Antônio Tenório talvez não saiba disso, mas o início de sua trajetória vitoriosa no judô paralímpico tem um nome fundamental: Alessandro. Não se trata de professor, familiar ou atleta que tenha inspirado o garoto que, aos 19 anos, perdeu a visão do olho direito por infecção tempos depois de uma semente de mamona lhe ter tirado a visão do esquerdo. Alessandro, na verdade, era uma criança de 12 anos cuja mãe foi à procura do sensei Fernando da Cruz na Zona Leste de São Paulo.

"Ela veio me procurar dizendo que o filho queria praticar judô, só que ele era deficiente visual. Falei: 'Me traz o garoto depois da aula, que eu falo com ele'. O Alessandro tinha perdido a visão aos quatro anos de idade por glaucoma. Comecei a fazer aula com movimentos, falando, explicando. Mas eu não tinha muita noção de como fazer aquilo", conta Fernando, um ex-atleta faixa preta campeão de torneios tradicionais, como os Jogos Abertos do Interior, e que passou a dar aulas de judô para crianças.

Alessandro foi levado para o dojô da Vila Matilde, onde o sensei já ensinava judocas videntes. De cara, um problema: ele era muito maior que as demais crianças. Fora isso, a metodologia de treinos para deficientes visuais também carecia de informações. Afinal estamos falando aqui de meados dos anos 80, quando a modalidade sequer havia estreado nos Jogos Paralímpicos – a primeira edição com o judô na grade aconteceria em 1988, em Seul, na Coreia do Sul.

"Soube do Instituto Benjamin Constant, no Rio, que tinha judô para deficientes. Entrei em contato com o diretor, Carmelino, e o professor Osmar. Fui lá para conversar com eles e aprender. Percebi que o judô paralímpico era igual o tradicional, só precisava criar uma metodologia para ensinar o deficiente visual", relata o professor. "O B2 (atleta com percepção de vultos) e B3 (consegue definir imagens) era mais simples, porque eles conseguiam olhar e repetir o que fazíamos no treinamento. No B1 (cegos totais ou com percepção de luz, mas sem reconhecer formatos), a metodologia era a prática. Eu ensinava o movimento e o nome, e o judoca decorava para saber o que fazer quando eu pedisse."
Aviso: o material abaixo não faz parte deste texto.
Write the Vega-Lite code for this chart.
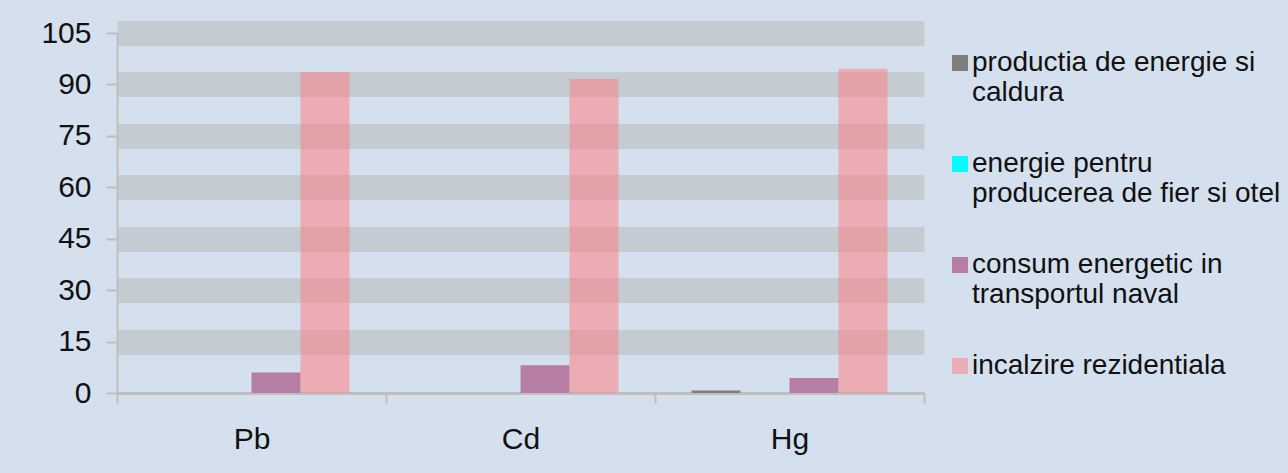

Aos poucos, a história de que havia um local em São Paulo para judocas cegos praticarem a modalidade circulou e atraiu atletas de outras partes do Brasil. "Começou com quatro alunos. Antes do Tenório chegar, já tinha uns dez", diz o sensei.

“Ouvi falar de um professor...”

Em 1993, Fernando da Cruz levou alguns alunos videntes para disputar um Campeonato Paulista no interior de São Paulo. Chegando à área de competição, presenciou uma discussão entre a organização do evento e um judoca. Era Antônio Tenório. "Eu já tinha escutado sobre ele, que era um faixa marrom bom de judô. Não queriam deixá-lo disputar alegando que ele era deficiente físico. Fui intervir, eu já era coordenador técnico da antiga ABDC (Associação Brasileira de Desportos para Cegos, o equivalente a CBDV na época). Acabaram liberando ele para lutar."

Nas palavras do sensei, porém, o que se viu nas lutas do deficiente visual contra os judocas convencionais foi um certo jeitinho da arbitragem para tirar logo Tenório de cena. "Ele caiu meio de lado, e o árbitro já deu ippon", conta Fernando, que se aproximou do judoca após a luta para conversar. "Ele perguntou se tinha sido ippon, falei que não, que queriam logo se livrar dele. Então, o Tenório disse que tinha ouvido falar de um professor na Vila Matilde. Eu disse: 'Você está falando com ele'. Foi ali que tudo começou."

#Acessibilidade: foto dos alunos e do professor Fernando no dojô da Vila Matilde. Tenório está centralizado, ajoelhado ao lado dos colegas.

Forte e extremamente focado, Tenório não demorou a chamar a atenção. Nos primeiros campeonatos internacionais pela América do Sul, medalhas. O primeiro Mundial, em 1995, em Colorado Springs, valia vaga para Atlanta. "Formei uma equipe com sete atletas e levei o pessoal para os Estados Unidos. Foi feito o sorteio e na chave do Tenório havia atletas muito bons", relata Fernando, já na condição de técnico da Seleção Brasileira – o Comitê Paralímpico Brasileiro (CPB) surgiria naquele mesmo ano.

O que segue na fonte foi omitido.